The idea of a literal lake of fire and brimstone to be the eternal abode of by far the larger part of the human race, according to the orthodox doctrine of Christianity, is not only unreasonable, but unthinkable. If it exists God must have made it; and such a thought is a caricature of God. Such a view of hell practically involves the necessity of the personal devil that has always been associated with it; and this is also both unreasonable and unthinkable. If such a being exists he is either co-eternal with God—which is unreasonable—or God created him—which is unthinkable. The idea that there is in this universe two co-eternal antagonistic spirits in eternal warfare with each other challenges human credulity. If the Bible story of creation and the fall of man is true, as interpreted by orthodox Christianity, the devil got the best of God right from the start, and has held it ever since; and according to the current doctrines of the plan and means of salvation, will hold it eternally.

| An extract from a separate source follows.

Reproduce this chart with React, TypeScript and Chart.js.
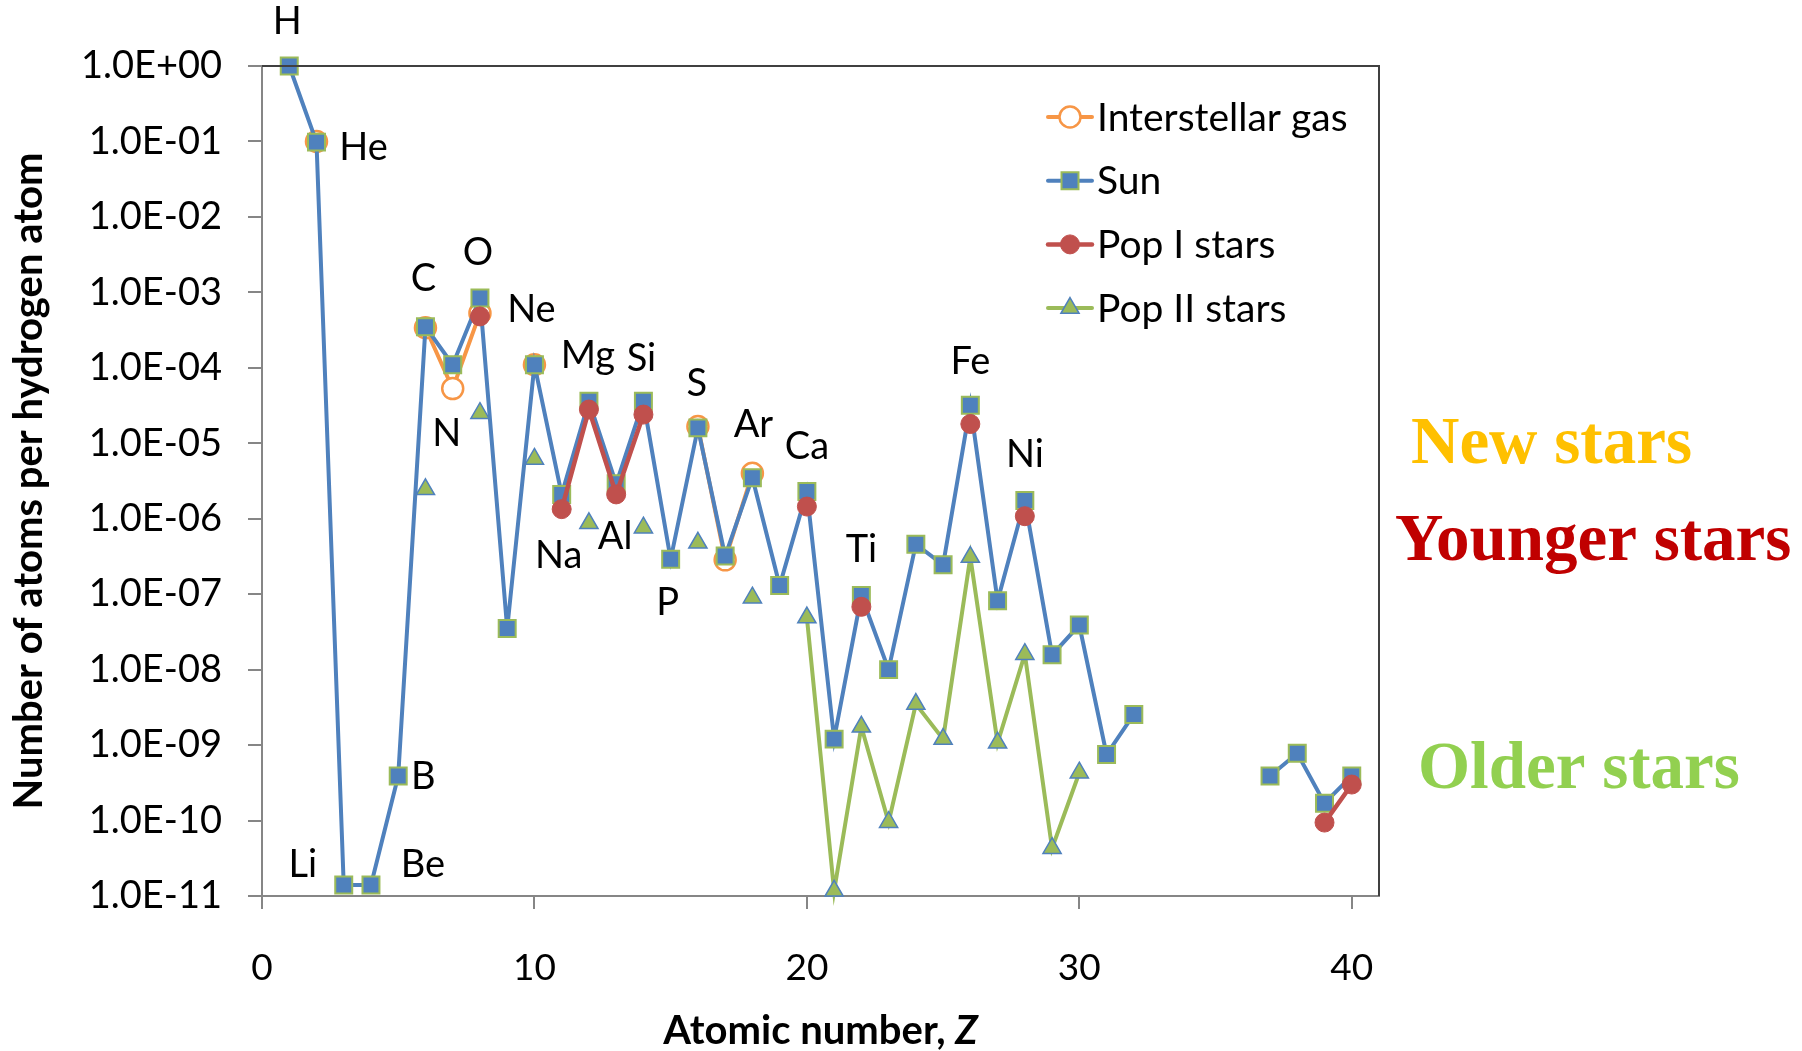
import React, { useEffect, useRef } from 'react';
import { Chart, registerables } from 'chart.js';

Chart.register(...registerables);

const SANS = 'Lato, "Open Sans", "Noto Sans", sans-serif';
const SERIF = '"Liberation Serif", "DejaVu Serif", serif';

// ---------- data ----------
const seriesNames = ['Interstellar gas', 'Sun', 'Pop I stars', 'Pop II stars'];

const interstellarZ = [2, 6, 7, 8, 10, 16, 17, 18];
const interstellarVals = [1.0e-1, 3.4e-4, 5.3e-5, 5.3e-4, 1.1e-4, 1.67e-5, 2.85e-7, 4.0e-6];

const sunZ = [1, 2, 3, 4, 5, 6, 7, 8, 9, 10, 11, 12, 13, 14, 15, 16, 17, 18, 19, 20, 21, 22, 23, 24, 25, 26, 27, 28, 29, 30, 31, 32, 37, 38, 39, 40];
const sunVals = [
  1.0, 9.8e-2, 1.4e-11, 1.4e-11, 3.9e-10, 3.5e-4, 1.1e-4, 8.4e-4, 3.5e-8, 1.1e-4,
  2.1e-6, 3.6e-5, 2.9e-6, 3.6e-5, 2.9e-7, 1.6e-5, 3.2e-7, 3.5e-6, 1.3e-7, 2.3e-6,
  1.2e-9, 9.6e-8, 1.0e-8, 4.6e-7, 2.45e-7, 3.2e-5, 8.2e-8, 1.74e-6, 1.57e-8, 3.9e-8,
  7.5e-10, 2.55e-9, 3.9e-10, 7.8e-10, 1.7e-10, 3.9e-10,
];

const popIZ = [8, 11, 12, 13, 14, 20, 22, 26, 28, 39, 40];
const popIVals = [4.8e-4, 1.34e-6, 2.8e-5, 2.1e-6, 2.4e-5, 1.45e-6, 6.8e-8, 1.8e-5, 1.08e-6, 9.4e-11, 3.0e-10];

const popIIZ = [6, 8, 10, 12, 14, 16, 18, 20, 21, 22, 23, 24, 25, 26, 27, 28, 29, 30];
const popIIVals = [
  2.45e-6, 2.5e-5, 6.2e-6, 8.7e-7, 7.6e-7, 4.8e-7, 9.0e-8, 4.9e-8, 1.17e-11, 1.75e-9,
  9.5e-11, 3.5e-9, 1.2e-9, 3.1e-7, 1.07e-9, 1.6e-8, 4.3e-11, 4.3e-10,
];

const xTickValues = [0, 10, 20, 30, 40];
const yTickExponents = [0, -1, -2, -3, -4, -5, -6, -7, -8, -9, -10, -11];

const elementSymbols = ['H', 'He', 'Li', 'Be', 'B', 'C', 'N', 'O', 'Ne', 'Na', 'Mg', 'Al', 'Si', 'P', 'S', 'Ar', 'Ca', 'Ti', 'Fe', 'Ni'];
const elementZ = [1, 2, 3, 4, 5, 6, 7, 8, 10, 11, 12, 13, 14, 15, 16, 18, 20, 22, 26, 28];

const xTitle = 'Atomic number, ';
const xTitleItalic = 'Z';
const yTitle = 'Number of atoms per hydrogen atom';

const annotationTexts = ['New stars', 'Younger stars', 'Older stars'];

// ---------- styles / positions ----------
// label offsets in px relative to the Sun marker of each element
const elementLabelOffsets: [number, number][] = [
  [-2, -44], [47, 6], [-41, -20], [52, -20], [25, 1], [-2, -48], [-6, 69], [-2, -45],
  [-3, -55], [-3, 61], [-1, -46], [-1, 53], [-2, -43], [-3, 43], [-1, -44], [1, -53],
  [0, -45], [0, -46], [0, -43], [0, -46],
];
const annotationColors = ['#FFC000', '#C00000', '#92D050'];
const annotationPos: [number, number][] = [[1411, 463], [1395, 560], [1418, 788]];

function buildPoints(zs: number[], vals: number[]) {
  const out: { x: number; y: number | null }[] = [];
  const minZ = Math.min(...zs);
  const maxZ = Math.max(...zs);
  for (let z = minZ; z <= maxZ; z++) {
    const i = zs.indexOf(z);
    out.push({ x: z, y: i >= 0 ? vals[i] : null });
  }
  return out;
}

function fmtExp(v: number) {
  const e = Math.round(Math.log10(v));
  return `1.0E${e >= 0 ? '+' : '-'}${String(Math.abs(e)).padStart(2, '0')}`;
}

function drawMarker(ctx: CanvasRenderingContext2D, style: string, x: number, y: number, r: number, fill: string, stroke: string, bw: number) {
  ctx.save();
  ctx.beginPath();
  if (style === 'rect') {
    const s = r * Math.SQRT1_2;
    ctx.rect(x - s, y - s, 2 * s, 2 * s);
  } else if (style === 'triangle') {
    let rad = 0;
    ctx.moveTo(x + Math.sin(rad) * r, y - Math.cos(rad) * r);
    rad += (2 * Math.PI) / 3;
    ctx.lineTo(x + Math.sin(rad) * r, y - Math.cos(rad) * r);
    rad += (2 * Math.PI) / 3;
    ctx.lineTo(x + Math.sin(rad) * r, y - Math.cos(rad) * r);
    ctx.closePath();
  } else {
    ctx.arc(x, y, r, 0, Math.PI * 2);
  }
  ctx.fillStyle = fill;
  ctx.fill();
  if (bw > 0) {
    ctx.lineWidth = bw;
    ctx.strokeStyle = stroke;
    ctx.stroke();
  }
  ctx.restore();
}

const overlayPlugin = {
  id: 'overlay',
  afterDraw(chart: any) {
    const ctx: CanvasRenderingContext2D = chart.ctx;
    const { left, right, top, bottom } = chart.chartArea;
    const xs = chart.scales.x;
    const ys = chart.scales.y;

    // plot area top / right border
    ctx.save();
    ctx.strokeStyle = '#404040';
    ctx.lineWidth = 2;
    ctx.beginPath();
    ctx.moveTo(left, top);
    ctx.lineTo(right, top);
    ctx.lineTo(right, bottom);
    ctx.stroke();
    ctx.restore();

    // element labels
    ctx.save();
    ctx.font = `38px ${SANS}`;
    ctx.fillStyle = '#000';
    ctx.textAlign = 'center';
    ctx.textBaseline = 'middle';
    elementSymbols.forEach((sym, i) => {
      const z = elementZ[i];
      const v = sunVals[sunZ.indexOf(z)];
      const px = xs.getPixelForValue(z) + elementLabelOffsets[i][0];
      const py = ys.getPixelForValue(v) + elementLabelOffsets[i][1];
      ctx.fillText(sym, px, py);
    });
    ctx.restore();

    // legend
    const lx0 = right - 331;
    const lx1 = right - 287;
    const ly0 = 117;
    const lstep = 63.7;
    chart.data.datasets.forEach((ds: any, i: number) => {
      const y = ly0 + i * lstep;
      ctx.save();
      ctx.strokeStyle = ds.borderColor;
      ctx.lineWidth = ds.borderWidth;
      ctx.lineCap = 'round';
      ctx.beginPath();
      ctx.moveTo(lx0, y);
      ctx.lineTo(lx1, y);
      ctx.stroke();
      ctx.restore();
      drawMarker(ctx, ds.pointStyle, (lx0 + lx1) / 2, y, ds.pointRadius, ds.pointBackgroundColor, ds.pointBorderColor, ds.pointBorderWidth);
      ctx.save();
      ctx.font = `39px ${SANS}`;
      ctx.fillStyle = '#000';
      ctx.textAlign = 'left';
      ctx.textBaseline = 'middle';
      ctx.fillText(seriesNames[i], lx1 + 5, y + 1);
      ctx.restore();
    });

    // axis titles
    ctx.save();
    ctx.fillStyle = '#000';
    ctx.font = `bold 40px ${SANS}`;
    const w1 = ctx.measureText(xTitle).width;
    ctx.font = `italic bold 40px ${SANS}`;
    const w2 = ctx.measureText(xTitleItalic).width;
    const startX = (left + right) / 2 - (w1 + w2) / 2;
    ctx.textBaseline = 'alphabetic';
    ctx.textAlign = 'left';
    ctx.font = `bold 40px ${SANS}`;
    ctx.fillText(xTitle, startX, 1044);
    ctx.font = `italic bold 40px ${SANS}`;
    ctx.fillText(xTitleItalic, startX + w1, 1044);

    ctx.translate(29, (top + bottom) / 2);
    ctx.rotate(-Math.PI / 2);
    ctx.font = `bold 40px ${SANS}`;
    ctx.textAlign = 'center';
    ctx.textBaseline = 'middle';
    ctx.fillText(yTitle, 0, 0);
    ctx.restore();

    // right-hand annotations
    ctx.save();
    ctx.font = `bold 67px ${SERIF}`;
    ctx.textAlign = 'left';
    ctx.textBaseline = 'alphabetic';
    annotationTexts.forEach((t, i) => {
      ctx.fillStyle = annotationColors[i];
      ctx.fillText(t, annotationPos[i][0], annotationPos[i][1]);
    });
    ctx.restore();
  },
};

export default function App() {
  const ref = useRef<HTMLCanvasElement>(null);

  useEffect(() => {
    const canvas = ref.current;
    if (!canvas) return;

    const common = {
      tension: 0,
      spanGaps: false,
      clip: false as any,
    };

    const chart = new Chart(canvas, {
      type: 'line',
      data: {
        datasets: [
          {
            ...common,
            label: seriesNames[0],
            data: buildPoints(interstellarZ, interstellarVals),
            borderColor: '#F79646',
            borderWidth: 4,
            pointStyle: 'circle',
            pointRadius: 10.5,
            pointBackgroundColor: '#FFFFFF',
            pointBorderColor: '#F79646',
            pointBorderWidth: 2.5,
            order: 4,
          },
          {
            ...common,
            label: seriesNames[1],
            data: buildPoints(sunZ, sunVals),
            borderColor: '#4F81BD',
            borderWidth: 4,
            pointStyle: 'rect',
            pointRadius: 12,
            pointBackgroundColor: '#4F81BD',
            pointBorderColor: '#9BBB59',
            pointBorderWidth: 2,
            order: 3,
          },
          {
            ...common,
            label: seriesNames[2],
            data: buildPoints(popIZ, popIVals),
            borderColor: '#C0504D',
            borderWidth: 4.5,
            pointStyle: 'circle',
            pointRadius: 9.5,
            pointBackgroundColor: '#C0504D',
            pointBorderColor: '#C0504D',
            pointBorderWidth: 1,
            order: 2,
          },
          {
            ...common,
            label: seriesNames[3],
            data: buildPoints(popIIZ, popIIVals),
            borderColor: '#9BBB59',
            borderWidth: 4,
            pointStyle: 'triangle',
            pointRadius: 10.5,
            pointBackgroundColor: '#9BBB59',
            pointBorderColor: '#4F81BD',
            pointBorderWidth: 1.5,
            order: 1,
          },
        ] as any,
      },
      options: {
        responsive: false,
        animation: false,
        devicePixelRatio: 1,
        events: [],
        layout: { padding: { left: 0, top: 66, right: 423, bottom: 0 } },
        plugins: {
          legend: { display: false },
          tooltip: { enabled: false },
        },
        scales: {
          x: {
            type: 'linear',
            position: 'bottom',
            min: 0,
            max: 41,
            afterBuildTicks: (s: any) => {
              s.ticks = xTickValues.map((v) => ({ value: v }));
            },
            afterFit: (s: any) => {
              s.height = 155;
            },
            ticks: {
              font: { family: SANS, size: 37 },
              color: '#000',
              padding: 37,
              maxRotation: 0,
            },
            grid: {
              display: true,
              drawOnChartArea: false,
              drawTicks: true,
              tickLength: 13,
              color: '#868686',
              lineWidth: 2,
            },
            border: { display: true, color: '#868686', width: 2 },
          },
          y: {
            type: 'logarithmic',
            min: 1e-11,
            max: 1,
            afterBuildTicks: (s: any) => {
              s.ticks = yTickExponents.map((e) => ({ value: Math.pow(10, e) }));
            },
            afterFit: (s: any) => {
              s.width = 262;
            },
            ticks: {
              font: { family: SANS, size: 38 },
              color: '#000',
              padding: 26,
              callback: (v: any) => fmtExp(Number(v)),
            },
            grid: {
              display: true,
              drawOnChartArea: false,
              drawTicks: true,
              tickLength: 14,
              color: '#868686',
              lineWidth: 2,
            },
            border: { display: true, color: '#868686', width: 2 },
          },
        },
      } as any,
      plugins: [overlayPlugin],
    });

    return () => chart.destroy();
  }, []);

  return (
    <div style={{ position: 'absolute', left: 0, top: 0, width: 1802, height: 1051, background: '#ffffff' }}>
      <canvas ref={ref} width={1802} height={1051} style={{ display: 'block', width: 1802, height: 1051 }} />
    </div>
  );
}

This leads us inevitably to one of two conclusions: God is neither Infinite, Omniscient, nor Omnipotent, else He would not have permitted such a condition to come about, and permit Himself to be thus defeated in his plans and purposes, and lose eternally ninety percent of the highest product of his own creation, Man, whom He made in his own image and likeness. If we still insist that God is Infinite, Omniscient, and therefore knew in advance all that ever would take place, including the fall of Adam and its consequences, Omnipotent, and therefore able to prevent it, but did not, it only makes the matter worse.
But to take the other horn of the dilemma, that God created the devil first an angel in heaven, who afterwards led a rebellion in heaven and had to be cast out, and that hell was then created as a place in which to put him, but where it proved afterwards that he could not be kept, but got out and robbed God of the noblest product of his creative genius at the very threshold of creation, corrupting the very fountain of human life itself, whereby he became the ultimate possessor of nine-tenths of all the race forever, is only to make the matter still worse than before. He certainly was not Omniscient, and therefore able to foreknow what this newly created angel would ultimately do, else He would not have made him; nor was He Omnipotent, else He would have prevented it. But if it still be insisted—and unfortunately it is by far the greater part of Christianity—that God is, nevertheless and notwithstanding, Infinite, Omniscient and Omnipotent, and either deliberately planned or supinely sat by and permitted these things to take place, then He is not a God of goodness, love, justice, truth, mercy and benevolence, but an unthinkable monster, more diabolical and cruel than the wildest savage ever known to the earth, or the most ferocious beast of prey in the jungle. I might naturally fear such a God, but never love or respect, but eternally hate him.
I have already given my views of the story of Eden and the fall of man; that man never fell, but is still incomplete, but progressing onward and upward forever; that he was never, on the general average, higher or better than now; and as the years and ages go on he will continue thus to grow better and nobler, making his own heaven as he goes along, and destroying his own hell by learning his lessons of suffering for wrong doing, and leaving it behind him. No, God did not make man in his own image, implant in his very nature that eternal aspiration upward that is possessed by every normal human being, and then make a devil to tempt and ruin him, and a hell in which to eternally torment him.